I had that the other day, never noticed until I finished playing a game - I minimised it and it didn't close, went onto task manager and saw 24gb/32gb ram being used XD


----------



## Bill_Bright (Jul 31, 2018)

Easy Rhino said:


> Leave it to microsoft to over complicate something like a photo viewer...


Amazing how people automatically blame Microsoft when the problem has not even been identified.  Or at this point, even duplicated.

9:58:45 0% CPU, 175.2MB Memory
10:47:10 0% CPU, 173.2MB Memory - so ram usage has even gone down! (though I would suggest 2MB is negligible).


----------



## puma99dk| (Jul 31, 2018)

Bill_Bright said:


> Amazing how people automatically blame Microsoft when the problem has not even been identified.  Or at this point, even duplicated.
> 
> 9:58:45 0% CPU, 175.2MB Memory
> 10:47:10 0% CPU, 173.2MB Memory - so ram usage has even gone down! (though I would suggest 2MB is negligible).



We ain't testing with the same image and since there isn't 2 pc's that are the same we will always get different results.


----------



## qubit (Jul 31, 2018)

tsk tsk Mussels, what did I saw about looking at all that pron?


----------



## Easy Rhino (Jul 31, 2018)

Bill_Bright said:


> Amazing how people automatically blame Microsoft when the problem has not even been identified.  Or at this point, even duplicated.
> 
> 9:58:45 0% CPU, 175.2MB Memory
> 10:47:10 0% CPU, 173.2MB Memory - so ram usage has even gone down! (though I would suggest 2MB is negligible).



I'm referring to the App itself.


----------



## Bill_Bright (Jul 31, 2018)

puma99dk| said:


> We ain't testing with the same image and since there isn't 2 pc's that are the same we will always get different results.


Irrelevant.
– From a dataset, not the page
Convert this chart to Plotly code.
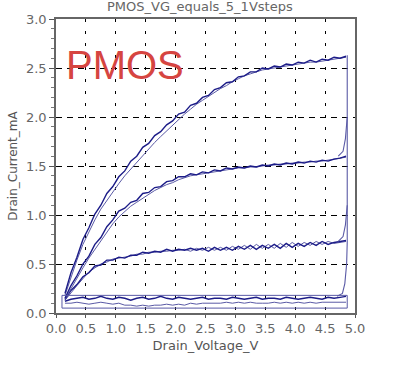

The image does not matter. It is static (not changing or animated) so the resources needed to display it should not change. So the issue is the viewing program and we are both using the same program.

And, assuming Mussels is using one of the systems indicated in his System Specs, he, like me, is using Windows 10 Pro. So same OS. 

Therefore, regardless the image, it should NOT continue to consume system resources. And on my system here, it is not.

10:16:19 0% CPU, 173.6MB Memory



Easy Rhino said:


> I'm referring to the App itself.


What difference does that make? It is a very easy, basic, and to your Microsoft comment,  uncomplicated program to use. It is not intended to be a graphics designer's or professional photographer's tool of choice.


----------



## newtekie1 (Jul 31, 2018)

It's been open 2 hours and still sitting at 48MB.


----------



## nomdeplume (Jul 31, 2018)

Thought I fixed this when I switched to the classic photo viewer.  Last week the W10 photo app accidentally got updated when I removed a restriction momentarily to update something else.  AV started popping up with all these requests for network access.  It uninstalled itself when I blocked its efforts through the third and final channel it tried to use.  Went to open a photo and there was no app, POOF!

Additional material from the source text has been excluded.